The Undeniable Joy (and Tinge of Admiration) an Unmarried Man Feels for Men Who Get Married
In a little less than two months, I will be a groomsman at the wedding of a friend I call a brother. Very recently, another one of my close friends (from the same group of men who will be at the aforementioned) got down on his knee to pop the question.
My joy for both of them – instant and genuine – ranks up there with the best feelings I ever had. Granted, when my sister told me she was having a baby, I cried; when my mother told me my step-dad proposed to her, I couldn’t stop smiling for days; and when the woman who has been like a sister to me for 13 years, said she was getting married, I was hi-fiving the air all around me. But the happiness I feel for these men is slightly different. Not necessarily greater, but a seismic shift within my spirit for sure.
Some men develop such a close bond with our boys, that we become oddly dependent on them. I say oddly because sure I may not be as close as I was to some of them when we were all living on campus with one another, but no matter how far they are from me, I expect them to be around always. Not to take this post in a sad direction, but it’s worth noting: When my friend in April gets married, the ring bearer will be the nephew of our friend Trey, who was tragically killed in a car accident in 2011.
That’s how tight we are with each other.
With my friends, we are just as competitive with each other as we are supportive. But one race none of us ever wanted to win was the race down the aisle. The first of our crew was married back in 2007 (or maybe 2006), we all wished him a hearty congrats, and I thought, “Better him than me!” But I was still in my 20s, a decade that I still believe is best spent having sex with all the wrong people
Now I’m in my 30s and two of my friends have put rings on it. Not only am I wise enough to not think they’re crazy, I’m man enough to admit, they’re winning a race I’m interested in finishing myself.
When men talk about marriage, most of us talk about the need to get their stuff together in order to be able to take that next step. We don’t talk about meeting the right woman, since it’s a given. What is not a given is all the other things we need to put in place in order to create a situation in which a life partner can step into, so some of us focus on that.
But I have always been somewhat of a romantic. My idea of marriage has always been about love first and foremost, and if that love was strong enough, any other shortcomings would fall into place. Obstacles were a given, but the biggest obstacle of all was finding that person.
From my boys who are getting married, I am learning that it takes much more than a feeling. It takes bold action, huge sacrifice, and making galant efforts to get everything together.
From my dad, I learned a similar thing during a conversation we had a couple years ago. He was, I believe 27, when he asked my mom to marry him. My mom already had me, and yet my dad still got down on his knee, while at the same time adopting me as his son. My mom and he also had my sister, a short time later. He did these things before he was 30, and I remember asking him two years ago, “Why did you do that when you were still so young?”
“I loved your mother and I had my shit together,” he said.
The latter part of that statement stuck with me.
I have been in relationships with two women I knew I wanted to marry.

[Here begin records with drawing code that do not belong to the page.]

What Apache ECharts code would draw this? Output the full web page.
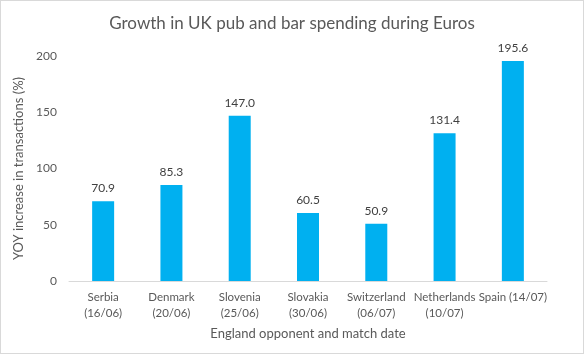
<!DOCTYPE html>
<html>
<head>
<meta charset="utf-8">
<script src="https://cdn.jsdelivr.net/npm/echarts@6/dist/echarts.min.js"></script>
<style>
  html, body { margin: 0; padding: 0; background: #fff; }
  #chart { width: 582px; height: 352px; border: 1px solid #d9d9d9; }
</style>
</head>
<body>
<div id="chart"></div>
<script>
// opponents and match dates
var categories = ['Serbia\n(16/06)', 'Denmark\n(20/06)', 'Slovenia\n(25/06)', 'Slovakia\n(30/06)',
  'Switzerland\n(06/07)', 'Netherlands\n(10/07)', 'Spain (14/07)']
// YOY increase in transactions (%)
var growth = [70.9, 85.3, 147.0, 60.5, 50.9, 131.4, 195.6]

var font = 'Lato, "Open Sans", sans-serif'
var chart = echarts.init(document.getElementById('chart'))
var option = {
  animation: false,
  title: {
    text: 'Growth in UK pub and bar spending during Euros',
    left: 'center',
    top: 9,
    textStyle: { color: '#595959', fontSize: 17, fontWeight: 'normal', fontFamily: font }
  },
  grid: { left: 68, right: 36, top: 55, bottom: 72 },
  xAxis: {
    type: 'category',
    data: categories,
    name: 'England opponent and match date',
    nameLocation: 'middle',
    nameGap: 46,
    nameTextStyle: { color: '#595959', fontSize: 13, fontFamily: font },
    axisLine: { lineStyle: { color: '#d9d9d9' } },
    axisTick: { show: false },
    axisLabel: { color: '#595959', fontSize: 11.5, fontFamily: font, lineHeight: 16, margin: 8, interval: 0 }
  },
  yAxis: {
    type: 'value',
    min: 0,
    max: 200,
    interval: 50,
    name: 'YOY increase in transactions (%)',
    nameLocation: 'middle',
    nameGap: 44,
    nameTextStyle: { color: '#595959', fontSize: 13, fontFamily: font },
    splitLine: { show: false },
    axisLine: { show: false },
    axisTick: { show: false },
    axisLabel: { color: '#595959', fontSize: 12, fontFamily: font, margin: 12 }
  },
  series: [{
    type: 'bar',
    data: growth,
    barWidth: 22,
    itemStyle: { color: '#00b0f0' },
    label: {
      show: true,
      position: 'top',
      distance: 7,
      color: '#404040',
      fontSize: 12,
      fontFamily: font,
      formatter: function(p) { return p.value.toFixed(1) }
    }
  }]
}
chart.setOption(option)
</script>
</body>
</html>
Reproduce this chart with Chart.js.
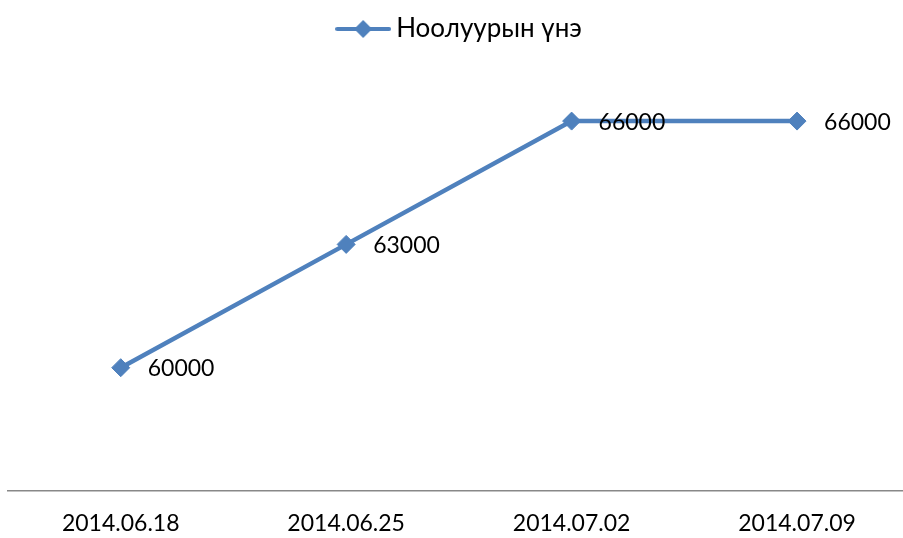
<!DOCTYPE html>
<html>
<head>
<meta charset="utf-8">
<script src="https://cdn.jsdelivr.net/npm/chart.js@4/dist/chart.umd.min.js"></script>
<style>
  html, body { margin: 0; padding: 0; background: #fff; overflow: hidden; }
  #wrap { width: 903px; height: 538px; }
</style>
</head>
<body>
<div id="wrap"><canvas id="priceChart"></canvas></div>
<script>
// ─── Data ─────────────────────────────────────────────────────────────────────
const categories = ['2014.06.18', '2014.06.25', '2014.07.02', '2014.07.09'];
const seriesName = 'Ноолуурын үнэ';
const prices = [60000, 63000, 66000, 66000];

const BLUE = '#4F81BD';
const FONT = 'Lato, "Open Sans", "DejaVu Sans", sans-serif';

// legend icon: line with a diamond in the middle
function makeLegendIcon() {
  const c = document.createElement('canvas');
  c.width = 56; c.height = 20;
  const g = c.getContext('2d');
  g.strokeStyle = BLUE; g.lineWidth = 4; g.lineCap = 'round';
  g.beginPath(); g.moveTo(2, 10); g.lineTo(54, 10); g.stroke();
  g.fillStyle = BLUE;
  g.beginPath(); g.moveTo(28, 1); g.lineTo(37, 10); g.lineTo(28, 19); g.lineTo(19, 10); g.closePath(); g.fill();
  return c;
}

// extra room under the legend, and nudge it a little to the right
const legendGap = {
  id: 'legendGap',
  beforeInit(chart) {
    const fit = chart.legend.fit;
    chart.legend.fit = function () {
      fit.call(this);
      this.height += 28;
    };
  },
  afterLayout(chart) {
    chart.legend.left += 7;
    chart.legend.right += 7;
  }
};

// value labels to the right of each point
const valueLabels = {
  id: 'valueLabels',
  afterDatasetsDraw(chart) {
    const ctx = chart.ctx;
    const meta = chart.getDatasetMeta(0);
    ctx.save();
    ctx.font = '23px ' + FONT;
    ctx.fillStyle = '#000';
    ctx.textBaseline = 'middle';
    meta.data.forEach((pt, i) => {
      ctx.fillText(String(prices[i]), pt.x + 27, pt.y + 1);
    });
    ctx.restore();
  }
};

new Chart(document.getElementById('priceChart'), {
  type: 'line',
  data: {
    datasets: [{
      label: seriesName,
      data: prices.map((v, i) => ({ x: i, y: v })),
      borderColor: BLUE,
      backgroundColor: BLUE,
      borderWidth: 4.5,
      pointStyle: 'rectRot',
      pointRadius: 9,
      pointBorderWidth: 1,
      tension: 0
    }]
  },
  options: {
    responsive: true,
    maintainAspectRatio: false,
    animation: false,
    layout: { autoPadding: false, padding: { left: 8, right: 0, top: 6, bottom: 0 } },
    plugins: {
      tooltip: { enabled: false },
      legend: {
        position: 'top',
        labels: {
          usePointStyle: true,
          pointStyle: makeLegendIcon(),
          pointStyleWidth: 40,
          color: '#000',
          font: { family: FONT, size: 26 },
          padding: 10
        }
      }
    },
    scales: {
      x: {
        type: 'linear',
        min: -0.5,
        max: 3.47,
        afterBuildTicks: axis => { axis.ticks = categories.map((_, i) => ({ value: i })); },
        afterFit: axis => { axis.height = 47; },
        grid: { display: false, drawTicks: false },
        border: { display: true, color: '#888888', width: 1.5 },
        ticks: {
          padding: 19,
          maxRotation: 0,
          color: '#000',
          font: { family: FONT, size: 23 },
          callback: v => categories[v]
        }
      },
      y: {
        display: false,
        min: 57000,
        max: 67000
      }
    }
  },
  plugins: [legendGap, valueLabels]
});
</script>
</body>
</html>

I told them this, countless times, in different ways, and I thought, at the time, I was telling them the truth. But when I recall that conversation I had with my dad, or think about the things my boys have done in order to confidently ask their women to marry them, I realize I was selling wolf tickets.
Truth is in our actions just as much as it is in our words. Take it from a man who has told a woman he wants to marry her while also doing absolutely nothing to make that a reality. Neither woman thought I was insincere when I would make such comments, but they were able to see through my actions (or lack thereof) I was writing checks I couldn’t cash.
As I see two more of my friends get ready to walk down the aisle, and I prepare to attend two more weddings sometime within the next year, I have to admit, I wish I was a little more like them. I know love is part of the deal, and probably the biggest reason they’re ready to take this next step, but just as important and just as fundamental, is preparation. They are ready to take their lives to the next level, one that is without a doubt, higher and more advanced than the one I’m on.
People ask me all the time if I want to get married and my answer is always an automatic yes. A lifetime spent as a bachelor, fun as it is, has never been something I’ve wanted permanently. But if you ask me if I’m ready to get married, I have to say I’m not and the ability to love someone more than I love myself has nothing to do with that.
I don’t look at my friends and think I will never fall in love like they’ve fallen in love. I already have, but if I’m still writing this blog, we know how that turned out and it turned out like that for a reason: Lack of preparation. When I look at my friends who are about to get married, I see a more tangible lesson than being in love. I see I have to get my stuff together like they have their stuff together. The question about them getting married is no longer, “Why did you do that?” These days, it’s more like, “How did you do that?”